Business owner Kathy grew a successful 300-employee tech firm with her husband 30 years ago. Over time, they had hired 5 executives who helped them manage the company.
The benefit plan was set up when they were smaller and they purchased coverage in an amount of a flat $25,000 of life insurance for all employees. They were offered a chance to increase it to 1x salary to keep up up with the cost of living, and declined. They also were offered to increase the coverage for the owners & executives, which was quoted but declined.
Years went by without re-examining this clause. Arthur, a 20-year executive aged 54, who helped them build the company into a successful enterprise, passed away unexpectedly due to cardiac arrest. The insurer paid out the $25,000.
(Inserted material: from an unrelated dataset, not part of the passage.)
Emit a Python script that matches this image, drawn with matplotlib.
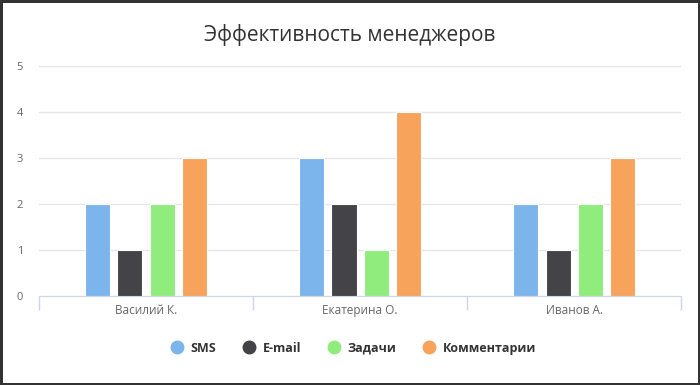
import numpy as np
import matplotlib
matplotlib.use("Agg")
import matplotlib.pyplot as plt
from matplotlib.lines import Line2D

managers = ["Василий К.", "Екатерина О.", "Иванов А."]
series = ["SMS", "E-mail", "Задачи", "Комментарии"]
sms = [2, 3, 2]
email = [1, 2, 1]
tasks = [2, 1, 2]
comments = [3, 4, 3]
colors = ["#7cb5ec", "#434348", "#90ed7d", "#f7a35c"]

plt.rcParams['font.family'] = ['Open Sans', 'DejaVu Sans']

fig = plt.figure(figsize=(7, 3.85), dpi=100)
fig.patch.set_edgecolor("#333333")
fig.patch.set_linewidth(2.5)
ax = fig.add_axes([0.0557, 0.2312, 0.9173, 0.5974])

x = np.arange(len(managers))
width = 0.117
pitch = 0.15
for i, (vals, c) in enumerate(zip([sms, email, tasks, comments], colors)):
    ax.bar(x + (i - 1.5) * pitch, vals, width, color=c, edgecolor="white",
           linewidth=0.8, zorder=3)

ax.set_xlim(-0.5, 2.5)
ax.set_ylim(0, 5)
ax.set_yticks(range(6))
ax.yaxis.grid(True, color="#e6e6e6", linewidth=1, zorder=0)
for s in ["top", "right", "left"]:
    ax.spines[s].set_visible(False)
ax.spines["bottom"].set_color("#ccd6eb")
ax.tick_params(axis="y", length=0, labelsize=8, labelcolor="#666666", pad=16)
ax.set_xticks(x)
ax.set_xticklabels(managers, fontsize=8.5, color="#666666")
ax.tick_params(axis="x", length=0, pad=6)
ax.set_xticks([-0.5, 0.5, 1.5, 2.5], minor=True)
ax.tick_params(axis="x", which="minor", length=10, color="#ccd6eb", width=1)
for lbl in ax.get_yticklabels():
    lbl.set_horizontalalignment("left")

fig.text(0.5, 0.908, "Эффективность менеджеров", ha="center", va="center",
         fontsize=15, color="#333333")

handles = [Line2D([], [], marker="o", linestyle="", markersize=9,
                  markerfacecolor=c, markeredgecolor=c) for c in colors]
leg = fig.legend(handles, series, loc="center", bbox_to_anchor=(0.5, 0.096),
                 ncol=4, frameon=False, handletextpad=0.1, columnspacing=1.6,
                 prop={"weight": "bold", "size": 9})
for t in leg.get_texts():
    t.set_color("#333333")

fig.savefig("out.png", dpi=100, edgecolor=fig.get_edgecolor())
When the cheque was processed, Kathy was shocked and embarrassed."That's all it is?" She asked. "Arthur was making $150,000 with us and was so loyal. I can't give his wife a cheque this small. It barely covers the funeral." We followed up with her two weeks later to see how the family was doing. Kathy replied, "Employees found out how small the insurance was. They passed a hat around to collect donations. I ended up matching the amount from the company. I just wrote them a cheque for another $30,000 from the company."
Lesson? Always assign life insurance as a multiple of salary to keep pace with inflation - medical evidence is not needed to increase salaries (by less than 15%) and it allows the company to save face. The cost to upgrade the life insurance would have been an extra $5 per employee per month.